Tuberculosis is carried in cow milk and is eliminated through pasteurization.
When Richard Nixon was a kid, his father owned a small store in rural Whittier, California. Out back of the store the old man kept a cow which produced milk for sale to the locals. A TB epidemic occurred involving some deaths and crippling which was eventually traced to the store and the cow. It took the health authorities to finally shut the old man down because he couldn’t be convinced of the. Later, when Nixon entered California politics this came up and Nixon was able to bury it in an avalanche of anti-Communist propaganda in order to stay in the running. He was lucky that it was the McCarthy era.
And that is our little-known trivia session for today.
In the olden days, people would die from “consumption”, which just meant TB, and it was from drinking the unpasturized milk from an infected cow. I suppose that nowadays the cows are tested for TB infection? I hope so, anyway. Personally, I wouldn’t take the chance, but I am sure that sanitation and cow health is much advanced now as to what it was.
I and my siblings were all weaned on goats’ milk (except for my baby sister who had problems with it and was given Lactogen instead). Goats are immume to TB. At the same time, vendors sold cows’ milk door to door. It was almost certainly not pasteurized but would have come from cows inspected by the health department. Later, milk was delivered every day by an East Indian woman, carrying the milk in a galvanized iron bucket with a cover and a dipper hanging from it. I believe that a day’s supply was about a quart and cost sixpence.

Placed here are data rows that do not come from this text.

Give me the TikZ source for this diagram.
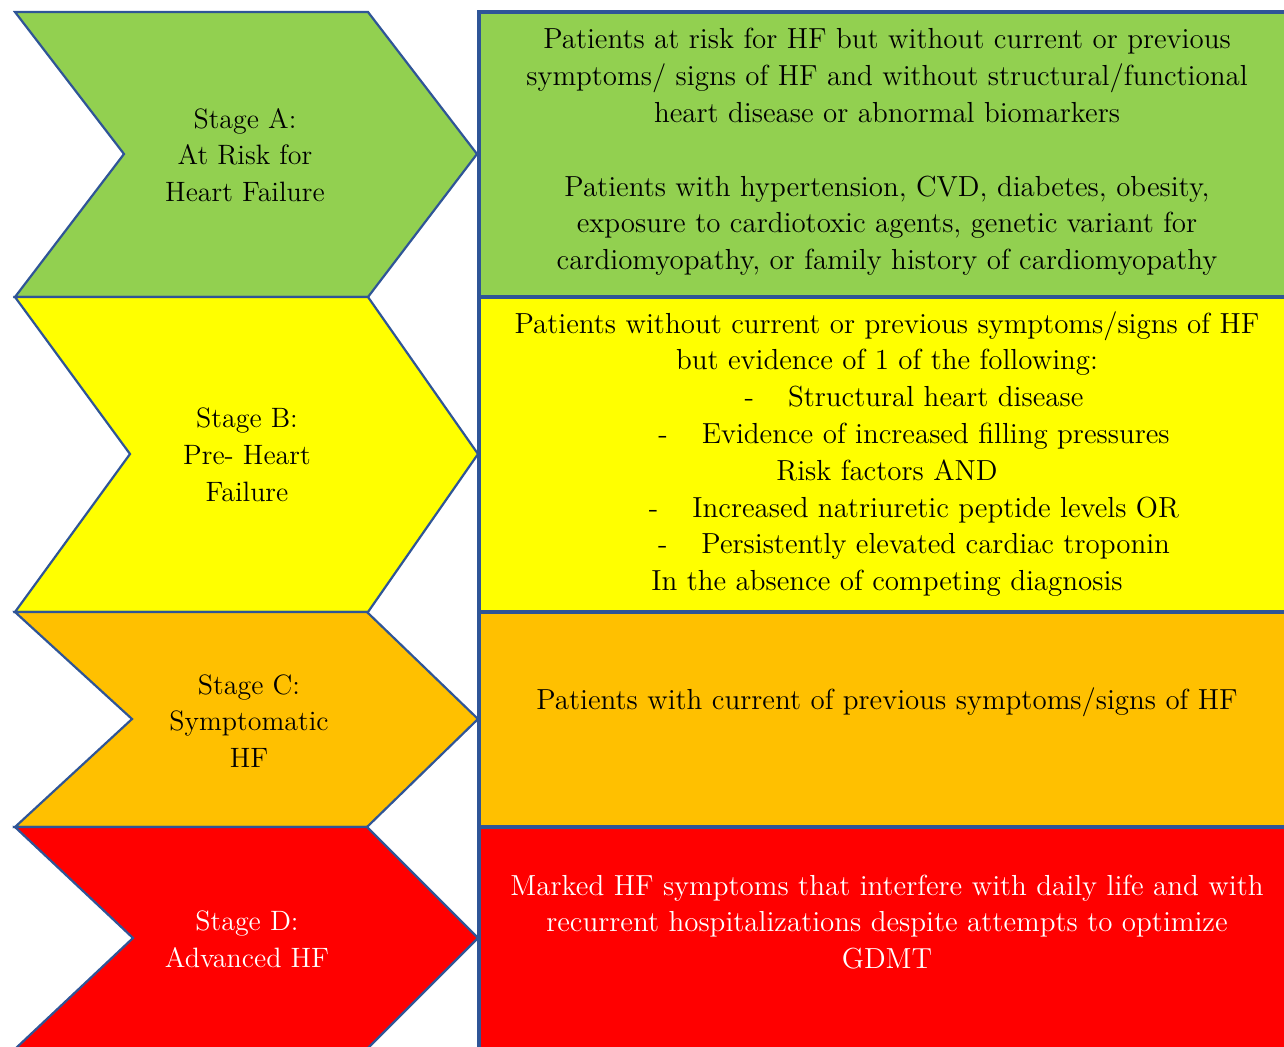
\documentclass[tikz,border=0pt]{standalone}
\usepackage{fontspec}
\definecolor{stagegreen}{HTML}{92D050}
\definecolor{stageyellow}{HTML}{FFFF00}
\definecolor{stageorange}{HTML}{FFC000}
\definecolor{stagered}{HTML}{FF0000}
\definecolor{edgeblue}{HTML}{2F5597}
\tikzset{
    chevron/.style={draw=edgeblue, line width=1.1pt, line join=miter},
    panel/.style={draw=edgeblue, line width=1.6pt},
    stagetext/.style={align=center, inner sep=0pt, font={\fontsize{14}{18.4}\selectfont\rmfamily}},
    desctext/.style={align=center, inner sep=0pt, font={\fontsize{14.5}{18.4}\selectfont\rmfamily}},
}
\begin{document}
\begin{tikzpicture}[x=0.5pt, y=-0.5pt]
    \useasboundingbox (0,0) rectangle (1284,1046);

    % description panels
    \draw [panel, fill=stagegreen]  (479,12)  rectangle (1300,297);
    \draw [panel, fill=stageyellow] (479,297) rectangle (1300,612);
    \draw [panel, fill=stageorange] (479,612) rectangle (1300,827);
    \draw [panel, fill=stagered]    (479,827) rectangle (1300,1070);

    % stage chevrons
    \draw [chevron, fill=stagegreen] (15,12) -- (368,12) -- (477,154)
        -- (368,297) -- (15,297) -- (124,154) -- cycle;
    \draw [chevron, fill=stageyellow] (15,297) -- (368,297) -- (478,454)
        -- (368,612) -- (15,612) -- (130,454) -- cycle;
    \draw [chevron, fill=stageorange] (15,612) -- (367,612) -- (478,719)
        -- (367,827) -- (15,827) -- (132,719) -- cycle;
    \draw [chevron, fill=stagered] (15,827) -- (367,827) -- (478,938)
        -- (367,1049) -- (15,1049) -- (133,938) -- cycle;

    \node [stagetext] (stageA) at (245,155) {Stage A:\\At Risk for\\Heart Failure};
    \node [stagetext] (stageB) at (247,455) {Stage B:\\Pre- Heart\\Failure};
    \node [stagetext] (stageC) at (249,721) {Stage C:\\Symptomatic\\HF};
    \node [stagetext, text=white] (stageD) at (247,939) {Stage D:\\Advanced HF};

    \node [desctext] (descA) at (887,152) {%
        Patients at risk for HF but without current or previous\\
        symptoms/ signs of HF and without structural/functional\\
        heart disease or abnormal biomarkers\\[18.4pt]
        Patients with hypertension, CVD, diabetes, obesity,\\
        exposure to cardiotoxic agents, genetic variant for\\
        cardiomyopathy, or family history of cardiomyopathy};
    \node [desctext] (descB) at (887,454) {%
        Patients without current or previous symptoms/signs of HF\\
        but evidence of 1 of the following:\\
        \hspace*{27pt}-\hspace{17pt}Structural heart disease\\
        \hspace*{27pt}-\hspace{17pt}Evidence of increased filling pressures\\
        Risk factors AND\\
        \hspace*{27pt}-\hspace{17pt}Increased natriuretic peptide levels OR\\
        \hspace*{27pt}-\hspace{17pt}Persistently elevated cardiac troponin\\
        In the absence of competing diagnosis};
    \node [desctext] (descC) at (887,702) {%
        Patients with current of previous symptoms/signs of HF};
    \node [desctext, text=white] (descD) at (887,922) {%
        Marked HF symptoms that interfere with daily life and with\\
        recurrent hospitalizations despite attempts to optimize\\
        GDMT};
\end{tikzpicture}
\end{document}
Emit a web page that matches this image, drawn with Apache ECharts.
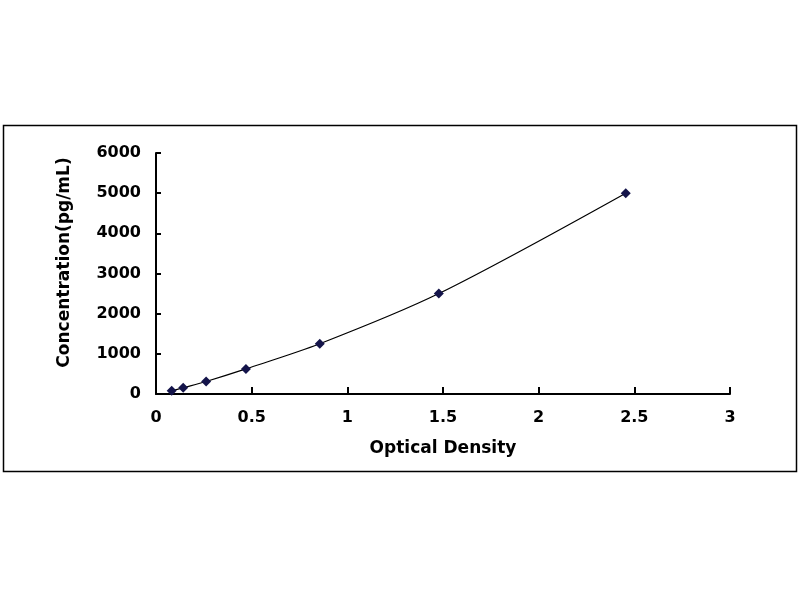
<!DOCTYPE html>
<html>
<head>
<meta charset="utf-8">
<script src="https://cdn.jsdelivr.net/npm/echarts@6/dist/echarts.min.js"></script>
<style>html,body{margin:0;padding:0;background:#fff}#c{width:800px;height:600px}</style>
</head>
<body>
<div id="c"></div>
<script>
const od = [0.082, 0.142, 0.262, 0.47, 0.856, 1.478, 2.455];
const conc = [78, 156, 312, 625, 1250, 2500, 5000];
const xTicks = [0, 0.5, 1, 1.5, 2, 2.5, 3];
const yTicks = [0, 1000, 2000, 3000, 4000, 5000, 6000];

const chart = echarts.init(document.getElementById('c'));
const font = 'DejaVu Sans, sans-serif';
chart.setOption({
  animation: false,
  backgroundColor: '#fff',
  graphic: [{
    type: 'rect',
    shape: {x: 3.5, y: 125.5, width: 793, height: 346},
    style: {fill: 'none', stroke: '#000', lineWidth: 1.5}
  }],
  grid: {left: 156, right: 70, top: 153, bottom: 206},
  xAxis: {
    type: 'value', min: xTicks[0], max: xTicks[xTicks.length-1], interval: 0.5,
    name: 'Optical Density', nameLocation: 'middle', nameGap: 46,
    nameTextStyle: {fontFamily: font, fontWeight: 'bold', fontSize: 17, color: '#000'},
    axisLine: {lineStyle: {color: '#000', width: 2}},
    axisTick: {show: true, inside: true, length: 7, lineStyle: {color: '#000', width: 2}},
    axisLabel: {fontFamily: font, fontWeight: 'bold', fontSize: 16, color: '#000', margin: 16,
      formatter: v => String(v)},
    splitLine: {show: false}
  },
  yAxis: {
    type: 'value', min: yTicks[0], max: yTicks[yTicks.length-1], interval: 1000,
    name: 'Concentration(pg/mL)', nameLocation: 'middle', nameGap: 83,
    nameTextStyle: {fontFamily: font, fontWeight: 'bold', fontSize: 17, color: '#000',
      padding: [0, 0, 0, 22]},
    axisLine: {show: true, lineStyle: {color: '#000', width: 2}},
    axisTick: {show: true, inside: true, length: 5, lineStyle: {color: '#000', width: 2}},
    axisLabel: {fontFamily: font, fontWeight: 'bold', fontSize: 16, color: '#000', margin: 15,
      formatter: v => String(v)},
    splitLine: {show: false}
  },
  series: [{
    type: 'line',
    data: od.map((v, i) => [v, conc[i]]),
    smooth: 0.3,
    symbol: 'diamond',
    symbolSize: 10,
    itemStyle: {color: '#14144a'},
    lineStyle: {color: '#000', width: 1.2}
  }]
});
</script>
</body>
</html>
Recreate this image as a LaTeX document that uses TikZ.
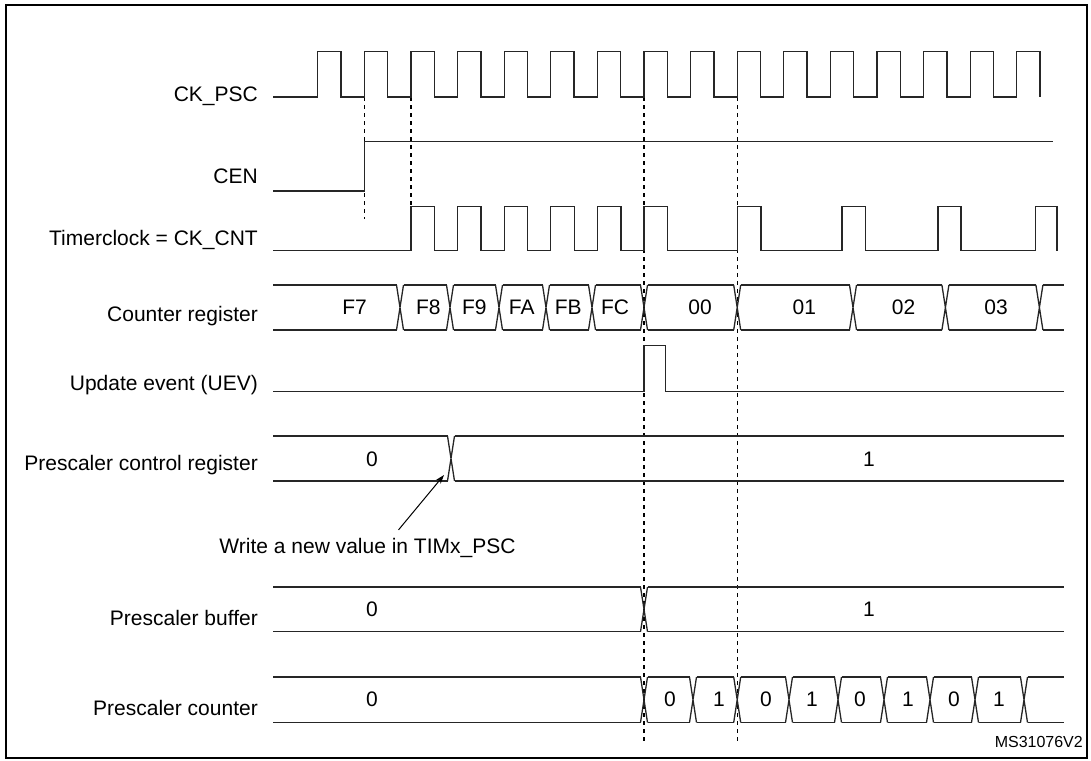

From Wikipedia: Mycobacterium bovis is a slow-growing (16— to 20-hour generation time), aerobic bacterium and the causative agent of tuberculosis in cattle (known as bovine TB). Related to M. tuberculosis—the bacterium which causes tuberculosis in humans—M. bovis can also jump the species barrier and cause tuberculosis in humans and other mammals.
Between 1912 and 1937 some 65,000 people died of tuberculosis contracted from consuming milk in England and Wales alone.
Diseases pasteurization can prevent include tuberculosis, brucellosis, diphtheria, scarlet fever, and Q-fever; it also kills the harmful bacteria Salmonella, Listeria, Yersinia, Campylobacter, Staphylococcus aureus, and Escherichia coli (E. coli), among others.
Pasteurization can be as simple as heating milk to a temperature of 100°F (38°C) for ten minutes, or in a slightly more complicated industrial process is heated to 161°F (72°C) for 15 seconds.
Personally I had never known anybody to get sick from raw milk or eggs. However, I’d also worked as a maintenance technician at both a dairy and egg processing plant, and I’ve worked on pasteurization equipment, so I understand the process a bit. Trust me, there are good reasons to pasteurize milk and egg products. You would not believe the amount of bacteria that lives in these raw products, but you can take a chance if you like.
No. My kids grew up on it and I’ve bought it to help with gerd. If the cows are kept clean and free roaming, they have a very low chance of picking up the diseases inherent to our milk supply. They are fed a modified corn mixture and they can’t digest it – but e-coli builds and so the milk has to boiled – double pasteurized and it’s useless.
Free roaming cows eat only grass, move around, no e-coli.